Mary Teresa Giancoli

As a photographer, I take portraits, landscapes and works on community-based projects across cultures. I visited Cuetzalan, Puebla one of Mexico’s 52 Pueblos Magicos nestled in the High Sierras to photograph women weavers and the Feria de Huipil.  I was inspired by the work of Mexican dancers in New York and wanted see the same traditions at their site of origin. I visited the homes of women weavers who shared moments of their daily lives in this tropical region, known for rituals, textiles and coffee.  Now is the time to share these painterly, transformative images for a wider audience and show how traditions are kept alive in a modern world, the importance of fair trade, microbusiness, access to land, and the dignity of the human spirit.

 

I met Maria Esperanza, a member of the Maseualsiauamaej Mosenyolchikauni, from the indigenous language, Nahuatl for women working together, who invited me into her home, showed her waist loom, and offered the sweetest maracuya fruit from her garden.
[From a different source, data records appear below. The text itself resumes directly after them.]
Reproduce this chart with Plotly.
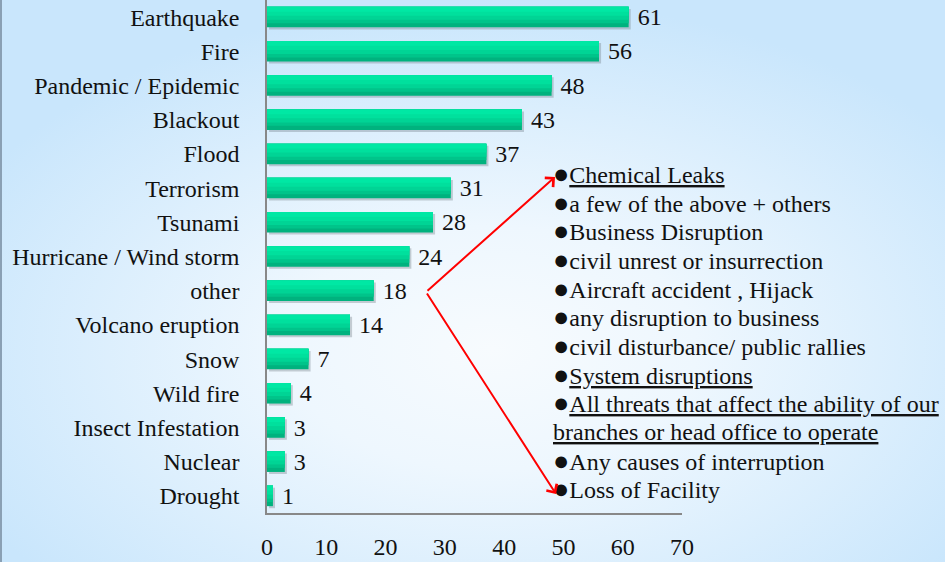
import plotly.graph_objects as go
import urllib.parse

categories = ["Earthquake", "Fire", "Pandemic / Epidemic", "Blackout", "Flood", "Terrorism",
              "Tsunami", "Hurricane / Wind storm", "other", "Volcano eruption", "Snow",
              "Wild fire", "Insect Infestation", "Nuclear", "Drought"]
values = [61, 56, 48, 43, 37, 31, 28, 24, 18, 14, 7, 4, 3, 3, 1]
x_ticks = [0, 10, 20, 30, 40, 50, 60, 70]

other_items = [
    ("●", "<u>Chemical Leaks</u>"),
    ("●", "a few of the above + others"),
    ("●", "Business Disruption"),
    ("●", "civil unrest or insurrection"),
    ("●", "Aircraft accident , Hijack"),
    ("●", "any disruption to business"),
    ("●", "civil disturbance/ public rallies"),
    ("●", "<u>System disruptions</u>"),
    ("●", "<u>All threats that affect the ability of our</u>"),
    ("", "<u>branches or head office to operate</u>"),
    ("●", "Any causes of interruption"),
    ("●", "Loss of Facility"),
]

FONT = "Liberation Serif, Times New Roman, serif"
FS = 24
W, H = 945, 562
L, R, T, B = 267, 682, 0, 513

fig = go.Figure()

# shadow
fig.add_trace(go.Bar(y=categories, x=values, orientation="h", base=0.35,
                     width=0.6, offset=-0.24,
                     marker=dict(color="rgba(110,120,130,0.35)", line=dict(width=0)),
                     hoverinfo="skip", showlegend=False))
# base (dark bottom)
fig.add_trace(go.Bar(y=categories, x=values, orientation="h", width=0.6, offset=-0.3,
                     marker=dict(color="#00B27E", line=dict(width=0)),
                     text=[" " + str(v) for v in values], textposition="outside",
                     textfont=dict(family=FONT, size=FS, color="#111"),
                     constraintext="none", cliponaxis=False,
                     showlegend=False))
# gradient layers
for w, c in [(0.48, "#00C48A"), (0.38, "#00D495"), (0.26, "#00E09D"), (0.14, "#00E8A4")]:
    fig.add_trace(go.Bar(y=categories, x=values, orientation="h", width=w, offset=-0.3,
                         marker=dict(color=c, line=dict(width=0)),
                         hoverinfo="skip", showlegend=False))

pw, ph = R - L, B - T


def px(x):
    return (x - L) / pw


def py(y):
    return 1 - (y - T) / ph


svg = ("<svg xmlns='http://www.w3.org/2000/svg' width='945' height='562'>"
       "<defs><radialGradient id='g' cx='0.52' cy='0.62' r='0.62'>"
       "<stop offset='0' stop-color='#F7FBFE'/>"
       "<stop offset='0.35' stop-color='#EEF7FE'/>"
       "<stop offset='1' stop-color='#C9E6FC'/>"
       "</radialGradient></defs>"
       "<rect width='945' height='562' fill='url(#g)'/></svg>")
src = "data:image/svg+xml;charset=utf-8," + urllib.parse.quote(svg)

annotations = []
y0, dy = 174, 28.65
BUL = "<span style='font-size:27px'>●</span>"
for i, (b, t) in enumerate(other_items):
    yy = y0 + i * dy
    annotations.append(dict(x=px(551), y=py(yy), xref="paper", yref="paper",
                            text=(BUL if b else "") + t, showarrow=False,
                            xanchor="left", yanchor="middle",
                            font=dict(family=FONT, size=FS, color="#111")))

# arrows from "other" bar
tx, ty = 426, 292
for hx, hy in [(555, 177), (556, 494)]:
    annotations.append(dict(x=px(hx), y=py(hy), ax=tx - hx, ay=ty - hy,
                            xref="paper", yref="paper", axref="pixel", ayref="pixel",
                            text="", showarrow=True, arrowhead=4, arrowsize=1.2,
                            arrowwidth=2, arrowcolor="#FF0000"))

fig.update_layout(
    width=W, height=H,
    margin=dict(l=L, r=W - R, t=T, b=H - B, pad=0, autoexpand=False),
    barmode="overlay",
    paper_bgcolor="#DDEFFC",
    plot_bgcolor="rgba(0,0,0,0)",
    showlegend=False,
    font=dict(family=FONT, size=FS, color="#111"),
    images=[dict(source=src, xref="paper", yref="paper", x=-L / pw, y=1 + T / ph,
                 sizex=W / pw, sizey=H / ph, sizing="stretch", layer="below",
                 xanchor="left", yanchor="top")],
    annotations=annotations,
    shapes=[dict(type="line", xref="paper", yref="paper", x0=-L / pw + 1 / pw, x1=-L / pw + 1 / pw,
                 y0=py(H), y1=py(0), line=dict(color="#8AA0B4", width=2))],
)

fig.update_xaxes(range=[0, 70], tickvals=x_ticks, ticks="", showgrid=False, zeroline=False,
                 showline=True, linecolor="#888888", linewidth=1.5, automargin=False,
                 tickfont=dict(family=FONT, size=FS, color="#111"), ticklabelstandoff=11)
fig.update_yaxes(autorange="reversed", ticks="", showgrid=False, zeroline=False,
                 showline=True, linecolor="#888888", linewidth=1.5, automargin=False,
                 tickfont=dict(family=FONT, size=FS, color="#111"), ticklabelstandoff=21)

fig.write_html("out.html", config={"displayModeBar": False},
               post_script="document.body.style.margin='0';document.body.style.overflow='hidden';")
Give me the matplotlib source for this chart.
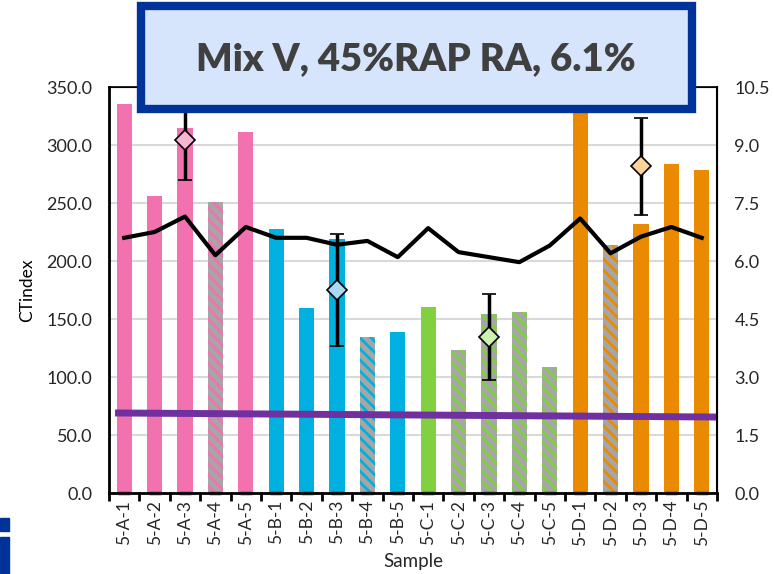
import matplotlib.pyplot as plt
import matplotlib.patches as mpatches
from matplotlib.ticker import FormatStrFormatter, MultipleLocator, FixedLocator
import numpy as np

plt.rcParams["font.family"] = ["Lato", "DejaVu Sans"]
plt.rcParams["hatch.linewidth"] = 2.0

samples = ["5-A-1", "5-A-2", "5-A-3", "5-A-4", "5-A-5",
           "5-B-1", "5-B-2", "5-B-3", "5-B-4", "5-B-5",
           "5-C-1", "5-C-2", "5-C-3", "5-C-4", "5-C-5",
           "5-D-1", "5-D-2", "5-D-3", "5-D-4", "5-D-5"]
ct_index = [335, 256, 315, 251, 311,
            228, 159.5, 219, 134.5, 139,
            160, 123, 154, 156, 108.5,
            356, 214, 232, 283.5, 278.5]
hatched = [3, 8, 11, 12, 13, 14, 16]
air_voids = [6.6, 6.75, 7.15, 6.15, 6.88,
             6.6, 6.6, 6.42, 6.52, 6.1,
             6.85, 6.23, 6.1, 5.97, 6.4,
             7.1, 6.2, 6.63, 6.88, 6.6]
threshold = [69.0, 65.5]
mean_idx = [2, 7, 12, 17]
mean_vals = [9.13, 5.25, 4.03, 8.45]
mean_err = [1.03, 1.46, 1.12, 1.25]

group_colors = ["#F272B0", "#00B0E0", "#80D040", "#EA8A00"]
light_colors = ["#F8B6D4", "#A8DAF6", "#CDEFB0", "#FFD29A"]

fig = plt.figure(figsize=(7.74, 5.74), dpi=100)
ax = fig.add_axes([0.1408, 0.1411, 0.7855, 0.7073])
x = np.arange(len(samples))

for i, v in enumerate(ct_index):
    c = group_colors[i // 5]
    if i in hatched:
        ax.bar(x[i], v, width=0.5, color="#A6A6A6", edgecolor=c,
               hatch="\\\\\\", linewidth=0, zorder=2)
    else:
        ax.bar(x[i], v, width=0.5, color=c, linewidth=0, zorder=2)
ax.plot(x, [0] * len(x), ls="none", marker="_", color="#1a1a1a",
        markersize=9, mew=2.5, zorder=3, clip_on=False)

ax.set_xlim(-0.5, len(samples) - 0.5)
ax.set_ylim(0, 350)
ax.yaxis.set_major_locator(MultipleLocator(50))
ax.yaxis.set_major_formatter(FormatStrFormatter("%.1f"))
ax.grid(axis="y", color="#D9D9D9", lw=1.5, zorder=0)
ax.set_axisbelow(True)
ax.xaxis.set_major_locator(FixedLocator(np.arange(-0.5, len(samples), 1.0)))
ax.xaxis.set_minor_locator(FixedLocator(x))
ax.set_xticklabels([], minor=False)
ax.set_xticklabels(samples, minor=True, rotation=90, fontsize=12.5, color="#262626")
ax.tick_params(axis="x", which="major", length=6, width=2, direction="out")
ax.tick_params(axis="x", which="minor", length=0, pad=5)
ax.tick_params(axis="y", length=0, pad=12, labelsize=13, labelcolor="#262626")
ax.set_ylabel("CTindex", fontsize=12.5, labelpad=8)
ax.set_xlabel("Sample", fontsize=13.5, labelpad=5, color="#262626")
for s in ["left", "bottom"]:
    ax.spines[s].set_linewidth(2)
ax.spines["top"].set_linewidth(1.2)

ax2 = ax.twinx()
ax2.set_ylim(0, 10.5)
ax2.yaxis.set_major_locator(MultipleLocator(1.5))
ax2.yaxis.set_major_formatter(FormatStrFormatter("%.1f"))
ax2.tick_params(axis="y", length=0, pad=12.5, labelsize=13, labelcolor="#262626")
ax2.spines["right"].set_linewidth(1.5)
ax2.set_ylabel("Air Voids (%)", fontsize=12, color="#BFBFBF", labelpad=16)

xl = ax.get_xlim()
ax.plot([xl[0] + 0.2, xl[1]], threshold, color="#7030A0", lw=5, zorder=4,
        solid_capstyle="butt")
ax2.plot(x, air_voids, color="black", lw=3, zorder=3)
for k, i in enumerate(mean_idx):
    ax2.errorbar(x[i], mean_vals[k], yerr=mean_err[k], fmt="D",
                 color="black", ecolor="black", elinewidth=2.5, capsize=5,
                 capthick=3, markersize=10, mfc=light_colors[i // 5],
                 mec="black", mew=1.2, zorder=5)

# title box
box = mpatches.Rectangle((141 / 774, 1 - 109 / 574), 551 / 774, 103 / 574,
                         transform=fig.transFigure, facecolor="#D6E4FC",
                         edgecolor="#003399", linewidth=6, zorder=10)
fig.add_artist(box)
fig.text(416 / 774, 1 - 59 / 574, "Mix V, 45%RAP RA, 6.1%", ha="center",
         va="center", fontsize=27.5, fontweight="heavy", color="#404040", zorder=11)

# bits of a neighbouring logo at the lower-left edge
fig.add_artist(mpatches.Rectangle((0, 1 - 531 / 574), 9 / 774, 13 / 574,
                                  transform=fig.transFigure, color="#003399"))
fig.add_artist(mpatches.Rectangle((0, 0), 9 / 774, 37 / 574,
                                  transform=fig.transFigure, color="#003399"))

fig.savefig("out.png", dpi=100)
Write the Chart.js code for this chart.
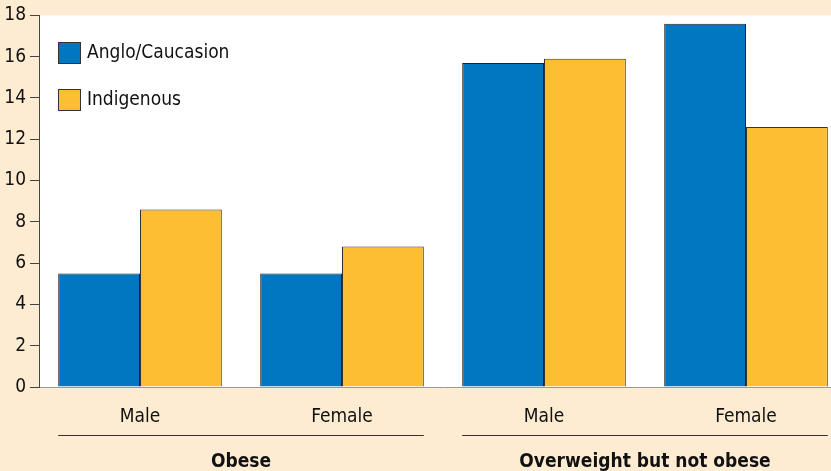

Her generosity and talent are a reminder of the community ties that bind us together. As artisans Maria and her cohorts weave and embroider textiles to sell in two local markets. The Maseual send their daughters to compete for the Queen of the Huipil in October to honor the goddess of flowers. Named for the Quexqueme woven headdress worn atop their head and embroidered dress, the Feria de Huipil celebrates ancestral and spiritual customs, and women’s creativity in rural regions.